*Goal*.
Reproduce the listing below character for character; drop every image.

*Dataset extract*.
'''
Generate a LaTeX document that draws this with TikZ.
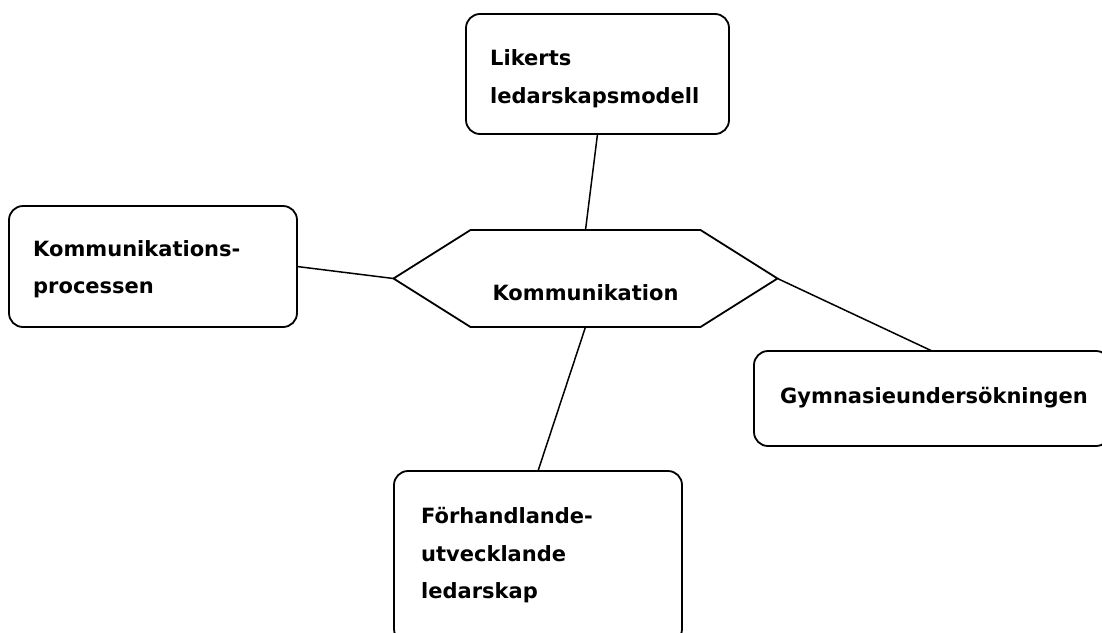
\documentclass[tikz,border=0pt]{standalone}
\usepackage{fontspec}
\setmainfont{DejaVu Sans}
\begin{document}
\begin{tikzpicture}[x=1pt,y=-1pt,
  box/.style={draw,line width=1.8pt,rounded corners=14pt,inner sep=0pt,outer sep=0pt},
  lbl/.style={anchor=base west,inner sep=0pt,font=\fontsize{21}{38}\selectfont\bfseries},
  clbl/.style={anchor=base,inner sep=0pt,font=\fontsize{21}{38}\selectfont\bfseries},
  link/.style={line width=1.5pt}]
\useasboundingbox (0,0) rectangle (1102,632);
% boxes
\node[box,minimum width=263pt,minimum height=120pt] (lik) at (597.5,74) {};
\node[box,minimum width=288pt,minimum height=121pt] (kp) at (153,266.5) {};
\node[box,minimum width=356pt,minimum height=95pt] (gym) at (932,398.5) {};
\node[box,minimum width=288pt,minimum height=172pt] (fh) at (538,557) {};
% hexagon
\node[inner sep=0pt,outer sep=0pt,minimum width=384pt,minimum height=97pt] (hex) at (585.5,278.5) {};
\draw[line width=1.8pt,line join=miter] (hex.west) -- ([xshift=77pt]hex.north west) -- ([xshift=-77pt]hex.north east)
  -- (hex.east) -- ([xshift=-77pt]hex.south east) -- ([xshift=77pt]hex.south west) -- cycle;
% texts
\node[clbl] (thex) at (585.5,300) {Kommunikation};
\node[lbl] (tlik1) at (490,65) {Likerts};
\node[lbl] (tlik2) at (490,103) {ledarskapsmodell};
\node[lbl] (tkp1) at (33,256) {Kommunikations-};
\node[lbl] (tkp2) at (33,293) {processen};
\node[lbl] (tgym) at (780,403) {Gymnasieundersökningen};
\node[lbl] (tfh1) at (421,523) {Förhandlande-};
\node[lbl] (tfh2) at (421,561) {utvecklande};
\node[lbl] (tfh3) at (421,598) {ledarskap};
% connectors
\draw[link] (lik.south) -- (hex.north);
\draw[link] (kp.east) -- (hex.west);
\draw[link] (hex.east) -- (gym.north);
\draw[link] (hex.south) -- (fh.north);
\end{tikzpicture}
\end{document}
'''
*Reply to the exercise*.
Generate a LaTeX document that draws this with TikZ.
\documentclass[tikz,border=0pt]{standalone}
\usepackage{fontspec}
\setmainfont{DejaVu Sans}
\begin{document}
\begin{tikzpicture}[x=1pt,y=-1pt,
  box/.style={draw,line width=1.8pt,rounded corners=14pt,inner sep=0pt,outer sep=0pt},
  lbl/.style={anchor=base west,inner sep=0pt,font=\fontsize{21}{38}\selectfont\bfseries},
  clbl/.style={anchor=base,inner sep=0pt,font=\fontsize{21}{38}\selectfont\bfseries},
  link/.style={line width=1.5pt}]
\useasboundingbox (0,0) rectangle (1102,632);
% boxes
\node[box,minimum width=263pt,minimum height=120pt] (lik) at (597.5,74) {};
\node[box,minimum width=288pt,minimum height=121pt] (kp) at (153,266.5) {};
\node[box,minimum width=356pt,minimum height=95pt] (gym) at (932,398.5) {};
\node[box,minimum width=288pt,minimum height=172pt] (fh) at (538,557) {};
% hexagon
\node[inner sep=0pt,outer sep=0pt,minimum width=384pt,minimum height=97pt] (hex) at (585.5,278.5) {};
\draw[line width=1.8pt,line join=miter] (hex.west) -- ([xshift=77pt]hex.north west) -- ([xshift=-77pt]hex.north east)
  -- (hex.east) -- ([xshift=-77pt]hex.south east) -- ([xshift=77pt]hex.south west) -- cycle;
% texts
\node[clbl] (thex) at (585.5,300) {Kommunikation};
\node[lbl] (tlik1) at (490,65) {Likerts};
\node[lbl] (tlik2) at (490,103) {ledarskapsmodell};
\node[lbl] (tkp1) at (33,256) {Kommunikations-};
\node[lbl] (tkp2) at (33,293) {processen};
\node[lbl] (tgym) at (780,403) {Gymnasieundersökningen};
\node[lbl] (tfh1) at (421,523) {Förhandlande-};
\node[lbl] (tfh2) at (421,561) {utvecklande};
\node[lbl] (tfh3) at (421,598) {ledarskap};
% connectors
\draw[link] (lik.south) -- (hex.north);
\draw[link] (kp.east) -- (hex.west);
\draw[link] (hex.east) -- (gym.north);
\draw[link] (hex.south) -- (fh.north);
\end{tikzpicture}
\end{document}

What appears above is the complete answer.